◆ Set problem: From the first line of the listing below to the line with "let muTicks=[18,20,22,24,26];", print each line exactly, and nothing more. Leave out the pictures.

◆ Recorded data:
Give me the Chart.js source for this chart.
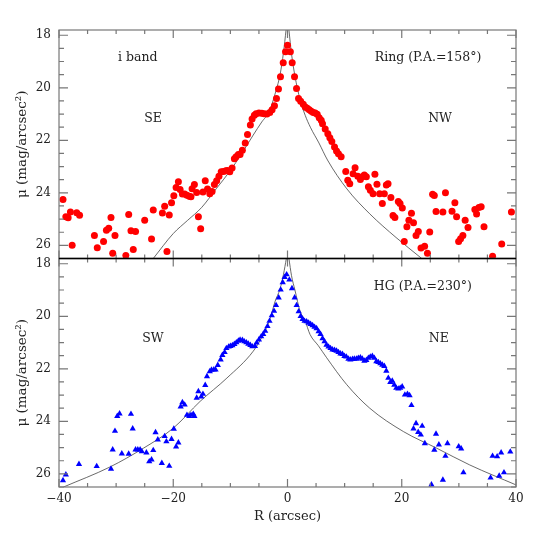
<!DOCTYPE html>
<html>
<head>
<meta charset="utf-8">
<script src="https://cdn.jsdelivr.net/npm/chart.js@4"></script>
<style>
html,body{margin:0;padding:0;background:#fff;}
</style>
</head>
<body>
<canvas id="profilo" width="545" height="545"></canvas>
<script>

// tick labels
let rTicks=[-40,-20,0,20,40];
let muTicks=[18,20,22,24,26];

// Ring, P.A.=158 (i band)
let ringR=[-39.3,-38.8,-38.4,-38.0,-37.7,-36.9,-36.4,-33.8,-33.3,-32.2,-31.7,-31.3,-30.9,-30.6,-30.2,-28.3,-27.8,-27.4,-27.0,-26.6,
-25.0,-23.8,-23.5,-21.9,-21.5,-21.1,-20.7,-20.3,-19.9,-19.5,-19.1,-18.8,-18.4,-18.0,-17.6,-17.2,-16.9,-16.7,-16.3,-15.9,
-15.6,-15.2,-14.8,-14.4,-14.0,-13.6,-13.2,-12.8,-12.4,-12.0,-11.6,-11.2,-10.8,-10.5,-10.1,-9.7,-9.3,-9.0,-8.6,-8.3,
-7.9,-7.4,-7.0,-6.5,-6.2,-5.8,-5.5,-5.0,-4.5,-4.1,-3.6,-3.1,-2.7,-2.28,-1.93,-1.58,-1.23,-0.75,-0.35,0,
0.5,0.82,1.23,1.58,1.93,2.3,2.76,3.11,3.46,3.81,4.16,4.51,4.85,5.2,5.55,5.9,6.13,6.6,7.06,7.41,
7.76,8.23,8.58,8.92,9.39,10.2,10.55,10.9,11.48,11.83,12.3,12.76,13.1,13.45,13.8,14.16,14.5,14.97,15.3,15.66,
16.13,16.6,16.95,17.3,17.6,18.1,18.47,18.8,19.4,19.7,20.1,20.44,20.9,21.25,21.7,22.06,22.5,22.9,23.37,24.0,
24.5,24.9,25.4,25.7,26.0,27.2,27.65,28.8,29.3,29.6,29.96,30.3,30.7,31.1,31.6,32.8,33.1,33.5,33.9,34.4,
35.9,37.5,39.2];
let ringMu=[24.25,24.91,24.95,24.73,26.0,24.76,24.85,25.62,26.09,25.85,25.42,25.35,24.94,26.3,25.62,26.39,24.82,25.44,26.16,25.47,
25.04,25.76,24.65,24.77,24.51,26.23,24.84,24.38,24.11,23.8,23.58,23.87,24.04,24.04,24.09,24.13,24.15,23.84,23.68,23.99,
24.91,25.37,23.97,23.54,23.85,24.03,23.95,23.68,23.54,23.37,23.2,23.19,23.16,23.15,23.2,23.05,22.7,22.63,22.54,22.54,
22.38,22.1,21.78,21.42,21.19,21.05,20.99,20.96,20.97,20.99,21.0,20.94,20.84,20.68,20.41,20.05,19.58,19.05,18.63,18.38,
18.63,19.05,19.58,20.03,20.41,20.51,20.63,20.73,20.78,20.84,20.89,20.94,20.96,21.01,21.14,21.24,21.37,21.57,21.75,21.9,
22.05,22.25,22.41,22.51,22.63,23.19,23.52,23.65,23.27,23.04,23.37,23.49,23.39,23.32,23.39,23.77,23.9,24.03,23.29,23.67,
24.03,24.41,24.03,23.7,23.65,24.18,24.86,24.94,24.33,24.41,24.58,25.85,25.29,25.04,24.78,25.14,25.62,25.47,26.1,26.03,
26.3,25.49,24.05,24.1,24.71,24.73,24.0,24.7,24.38,24.91,25.85,25.75,25.62,25.04,25.32,24.63,24.81,24.56,24.53,25.29,
26.41,25.95,24.73];

// HG, P.A.=230
let hgR=[-39.3,-38.8,-36.5,-33.4,-30.9,-30.6,-30.2,-29.8,-29.4,-29.0,-27.8,-27.4,-27.1,-26.6,-26.2,-25.8,-25.5,-24.7,-24.2,-23.8,
-23.5,-23.1,-22.7,-22.0,-21.5,-21.2,-20.7,-20.3,-19.9,-19.5,-19.1,-18.7,-18.4,-18.0,-17.6,-17.2,-16.9,-16.5,-16.3,-15.9,
-15.6,-15.1,-14.8,-14.4,-14.1,-13.6,-13.3,-12.9,-12.6,-12.2,-11.7,-11.4,-11.0,-10.7,-10.3,-10.0,-9.65,-9.3,-8.95,-8.6,
-8.3,-7.9,-7.56,-7.2,-6.86,-6.5,-6.16,-5.7,-5.4,-5.0,-4.6,-4.25,-3.9,-3.5,-3.15,-2.75,-2.35,-2.0,-1.54,-1.19,
-0.84,-0.5,-0.15,0.32,0.78,1.25,1.6,1.95,2.3,2.64,2.99,3.34,3.69,4.04,4.39,4.73,5.09,5.44,5.78,6.13,
6.48,6.83,7.18,7.53,7.88,8.23,8.58,8.92,9.27,9.62,9.97,10.3,10.67,11.0,11.37,11.7,12.07,12.4,12.76,13.1,
13.46,13.8,14.16,14.5,14.85,15.2,15.55,15.9,16.25,16.6,16.95,17.3,17.65,18.0,18.34,18.7,19.04,19.4,19.73,20.08,
20.55,21.0,21.37,21.7,22.06,22.5,22.88,23.34,23.58,24.04,25.2,25.7,26.0,26.5,27.2,27.65,28.0,29.97,30.4,30.8,
35.55,35.9,36.7,37.06,37.4,37.9,39.0];
let hgMu=[26.25,26.03,25.63,25.71,25.81,25.08,24.37,23.8,23.71,25.23,25.24,23.72,24.28,25.08,25.08,25.08,25.15,25.19,25.53,25.46,
25.1,24.42,24.7,25.59,24.57,24.77,25.7,24.68,24.29,24.97,24.81,23.44,23.28,23.37,23.76,23.8,23.76,23.72,23.8,23.11,
22.86,23.06,22.96,22.62,22.29,22.1,22.04,22.03,22.03,21.86,21.65,21.48,21.37,21.22,21.16,21.14,21.11,21.06,21.0,20.94,
20.9,20.91,20.96,21.0,21.05,21.1,21.15,21.14,21.01,20.89,20.77,20.68,20.56,20.38,20.18,19.97,19.8,19.58,19.29,18.99,
18.71,18.51,18.41,18.61,18.94,19.29,19.58,19.82,20.0,20.11,20.18,20.2,20.25,20.3,20.35,20.41,20.46,20.58,20.68,20.84,
20.96,21.09,21.16,21.22,21.27,21.29,21.32,21.37,21.42,21.44,21.52,21.54,21.62,21.65,21.63,21.62,21.62,21.59,21.57,21.62,
21.7,21.67,21.59,21.54,21.52,21.59,21.72,21.75,21.8,21.85,21.9,22.08,22.35,22.51,22.46,22.61,22.73,22.76,22.73,22.68,
22.99,22.96,23.01,23.39,24.28,24.08,24.41,24.51,24.18,24.84,26.41,25.09,24.48,24.89,26.23,25.32,24.84,24.96,25.04,25.95,
26.15,25.32,25.34,26.08,25.19,25.95,25.16];

// model profiles (black lines)
let ringSeR=[-23.5,-20,-17.5,-15,-12.5,-10,-8,-6,-4.5,-3.2,-2,-1.3,-0.7,-0.25];
let ringSeMu=[26.5,25.55,25.05,24.55,23.85,23.15,22.5,21.8,21.3,20.9,20.1,19.5,18.65,17.8];
let ringNwR=[0.25,0.7,1.3,2.2,3.1,4,5.5,7,10.4,14.4,19,23.5];
let ringNwMu=[17.8,18.7,19.55,20.45,21.05,21.5,22.1,22.75,23.85,24.8,25.7,26.5];
let hgSwR=[-39.2,-31.1,-25.2,-20,-15.3,-10.6,-6,-4.5,-3.06,-2.2,-1.3,-0.7,-0.2];
let hgSwMu=[26.5,25.74,25.02,24.26,23.24,22.35,21.33,20.8,20.1,19.45,18.95,18.4,17.8];
let hgNeR=[0.25,0.7,1.3,2.19,3.06,3.94,5.4,6.86,10.36,14.4,20.3,26.1,31.9,40];
let hgNeMu=[17.8,18.45,19.0,19.8,20.16,20.69,21.12,21.58,22.6,23.5,24.39,25.02,25.66,26.42];

let punti=(xs,ys)=>xs.map((x,i)=>({x:x,y:ys[i]}));

Chart.defaults.font.family="'DejaVu Serif', serif";
Chart.defaults.color="#222";

function asseMu(peso){
return {
type:"linear",
position:"left",
stack:"pannelli",
stackWeight:peso,
reverse:true,
min:17.8,
max:26.5,
afterBuildTicks:s=>{s.ticks=muTicks.map(v=>({value:v}));},
afterFit:s=>{s.width=59;},
grid:{display:false,drawTicks:false},
border:{display:false},
ticks:{font:{size:12},padding:8},
title:{display:true,text:"\u03bc (mag/arcsec\u00b2)",font:{size:13.5},padding:{top:14,bottom:0}}
};
}

let note=[
["yTop",-26.2,18.85,"i band"],
["yTop",-23.55,21.17,"SE"],
["yTop",24.6,18.85,"Ring (P.A.=158\u00b0)"],
["yTop",26.7,21.17,"NW"],
["yLow",23.7,18.88,"HG (P.A.=230\u00b0)"],
["yLow",26.5,20.87,"NE"],
["yLow",-23.55,20.87,"SW"]
];

// clip every dataset to its own panel
let clipPannello={
id:"clipPannello",
beforeDatasetDraw(chart,args){
let ctx=chart.ctx,xs=chart.scales.x,ys=args.meta.yScale;
ctx.save();
ctx.beginPath();
ctx.rect(xs.left,ys.top,xs.right-xs.left,ys.bottom-ys.top);
ctx.clip();
},
afterDatasetDraw(chart){
chart.ctx.restore();
}
};

// frames, inward ticks, labels
let cornice={
id:"cornice",
afterDraw(chart){
let ctx=chart.ctx,xs=chart.scales.x;
["yTop","yLow"].forEach(id=>{
let ys=chart.scales[id];
let L=xs.left,R=xs.right,T=ys.top,B=ys.bottom;
ctx.save();
ctx.strokeStyle="#777";
ctx.lineWidth=1.2;
ctx.strokeRect(L,T,R-L,B-T);
ctx.beginPath();
for(let r=-40;r<=40;r+=5){
let p=xs.getPixelForValue(r);
let n=(r%20===0)?8:4;
ctx.moveTo(p,B);ctx.lineTo(p,B-n);
ctx.moveTo(p,T);ctx.lineTo(p,T+n);
}
for(let m=18;m<=26.5;m+=0.5){
let p=ys.getPixelForValue(m);
let n=(m%2===0)?9:5;
ctx.moveTo(L,p);ctx.lineTo(L+n,p);
ctx.moveTo(R,p);ctx.lineTo(R-n,p);
}
ctx.stroke();
ctx.restore();
});
let d=chart.scales.yTop.bottom;
ctx.save();
ctx.strokeStyle="#000";
ctx.lineWidth=1.5;
ctx.beginPath();
ctx.moveTo(xs.left,d);ctx.lineTo(xs.right,d);
ctx.stroke();
ctx.fillStyle="#222";
ctx.font="12.5px 'DejaVu Serif', serif";
ctx.textAlign="center";
ctx.textBaseline="middle";
note.forEach(n=>{
let ys=chart.scales[n[0]];
ctx.fillText(n[3],xs.getPixelForValue(n[1]),ys.getPixelForValue(n[2]));
});
ctx.restore();
}
};

new Chart(
document.getElementById("profilo"),
{
type:"scatter",
data:{
datasets:[
{data:punti(ringR,ringMu),yAxisID:"yTop",backgroundColor:"#ff0000",borderWidth:0,pointRadius:3.5,pointStyle:"circle"},
{data:punti(hgR,hgMu),yAxisID:"yLow",backgroundColor:"#0000ff",borderWidth:0,pointRadius:3.6,pointStyle:"triangle"},
{data:punti(ringSeR,ringSeMu),yAxisID:"yTop",showLine:true,pointRadius:0,borderColor:"#444",borderWidth:0.8,cubicInterpolationMode:"monotone"},
{data:punti(ringNwR,ringNwMu),yAxisID:"yTop",showLine:true,pointRadius:0,borderColor:"#444",borderWidth:0.8,cubicInterpolationMode:"monotone"},
{data:punti(hgSwR,hgSwMu),yAxisID:"yLow",showLine:true,pointRadius:0,borderColor:"#444",borderWidth:0.8,cubicInterpolationMode:"monotone"},
{data:punti(hgNeR,hgNeMu),yAxisID:"yLow",showLine:true,pointRadius:0,borderColor:"#444",borderWidth:0.8,cubicInterpolationMode:"monotone"}
]
},
options:{
responsive:false,
animation:false,
layout:{padding:{top:30,right:29,left:0,bottom:0}},
plugins:{legend:{display:false},tooltip:{enabled:false}},
scales:{
x:{
type:"linear",
position:"bottom",
min:-40,
max:40,
afterBuildTicks:s=>{s.ticks=rTicks.map(v=>({value:v}));},
afterFit:s=>{s.height=58;},
grid:{display:false,drawTicks:false},
border:{display:false},
ticks:{font:{size:12},padding:5,maxRotation:0,callback:v=>v<0?"\u2212"+Math.abs(v):""+v},
title:{display:true,text:"R (arcsec)",font:{size:13},padding:{top:0,bottom:21}}
},
yLow:asseMu(1),
yTop:asseMu(1)
}
},
plugins:[clipPannello,cornice]
}
);

</script>
</body>
</html>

◆ Final result:
Give me the Chart.js source for this chart.
<!DOCTYPE html>
<html>
<head>
<meta charset="utf-8">
<script src="https://cdn.jsdelivr.net/npm/chart.js@4"></script>
<style>
html,body{margin:0;padding:0;background:#fff;}
</style>
</head>
<body>
<canvas id="profilo" width="545" height="545"></canvas>
<script>

// tick labels
let rTicks=[-40,-20,0,20,40];
let muTicks=[18,20,22,24,26];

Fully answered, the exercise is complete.